Ottessa Moshfegh: I Worry I Say Too Much In Interviews
On the Genius of Whoopi Goldberg, the Nihilism of Nirvana and More
Ottessa Moshfegh’s My Year of Rest and Relaxation is out now.
Who do you most wish would read your book?
Whoopi Goldberg. If you read My Year of Rest and Relaxation, you will learn that the protagonist venerates Goldberg as the apotheosis of authenticity and absurdity in a world of pretension and farce. And so do I. I’ve been a fan of Goldberg since I saw her in The Color Purple on VHS when I was nine. Jumping Jack Flash and Burglar convinced me even more that she was a genius. Her particular talent to poke through every scene of fictional film as a real live human being, therefore undoing the illusion of cinema, was a powerful influence on me as an artist back before I even knew I was a writer. I’ve always been obsessed with the layers of performative reality obscuring reality in its true form. Goldberg is my hero because of this. I would love for her to read my book simply because it is a message of appreciation. I love her.
Which non-literary piece of culture—film, tv show, painting, song—could you not imagine your life without?
Saturday Night Live. The first time I stayed up to watch this show was in 1992, and it happened to be the episode in which Nirvana performed. I was eleven, sitting in front of the TV in the basement with my older sister. Here at last was the sound that had been spinning on repeat in my mind since my existential break at age five. My precise response to my sister after Nirvana played “Smells Like Teen Spirit” was “That just proved that nothing matters.” I think what I meant was actually “That just proved that nothing exists.” So maybe this was the birth of my own nihilism. Furthermore, I discovered a show that was truly artful and experimental. The cast in the 1990s was incredible. The show was alive, experimental, and I think the intro with the scenes of New York implanted deep into my brain. I moved there six years later.
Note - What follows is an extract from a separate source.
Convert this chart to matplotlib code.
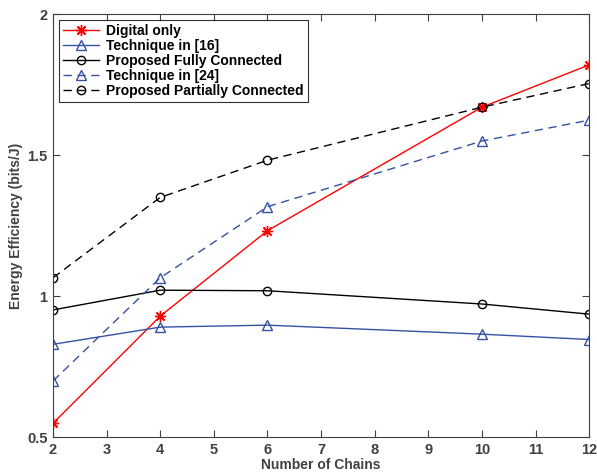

What’s the best writing advice you’ve ever received?
The best writing advice I ever received was from my mother. She told me she liked books whose stories happened over the course of several days. My assumption was that she enjoyed the co-experience of reading alongside the novel’s characters over the few days it took to finish the book. It wasn’t particular advice about any writing project of mine, just a passing comment about her taste. Because my mother is brilliant, and has the greatest taste of anyone I know, I gleaned from this one statement about books a multitude of ideas and perspectives. To inhabit a character in real time became a goal in my fiction. I don’t know if all the credit should go to my mom, but why not?
What do you always want to talk about in interviews but never get to?
I wish I had an answer, but the truth is that I always come away from interviews thinking, “I said too much.” I have the incongruous ability to be uptight and boundary-less simultaneously. It takes a lot of self-censorship to get through an interview without revealing something I won’t later regret, or without expressing a harsh judgment that I had—because of my mood—but that I dispensed with as soon as I blurted it out. I have actually made a list of topics that I will no longer discuss. Oddly, “social media” just made it on there. I try to avoid it because I start to speak dictatorially about the subject, condemning everyone in the entire world for being an egomaniacal dork, and then I feel like an A-hole.
What was the first book you fell in love with?
It was a children’s book called Tell Me a Mitzi by Lore Segal and illustrated by Harriet Pincus. My mother used to read this to me every night before I went to sleep. It’s a story about a little girl who takes her baby brother out on adventures around the city while their parents are sleeping. I loved it because it was about the pleasures of radical independence and the discovery of the world. And because I so deeply loved my little brother. To this day, my mother still calls me “Mitzi.”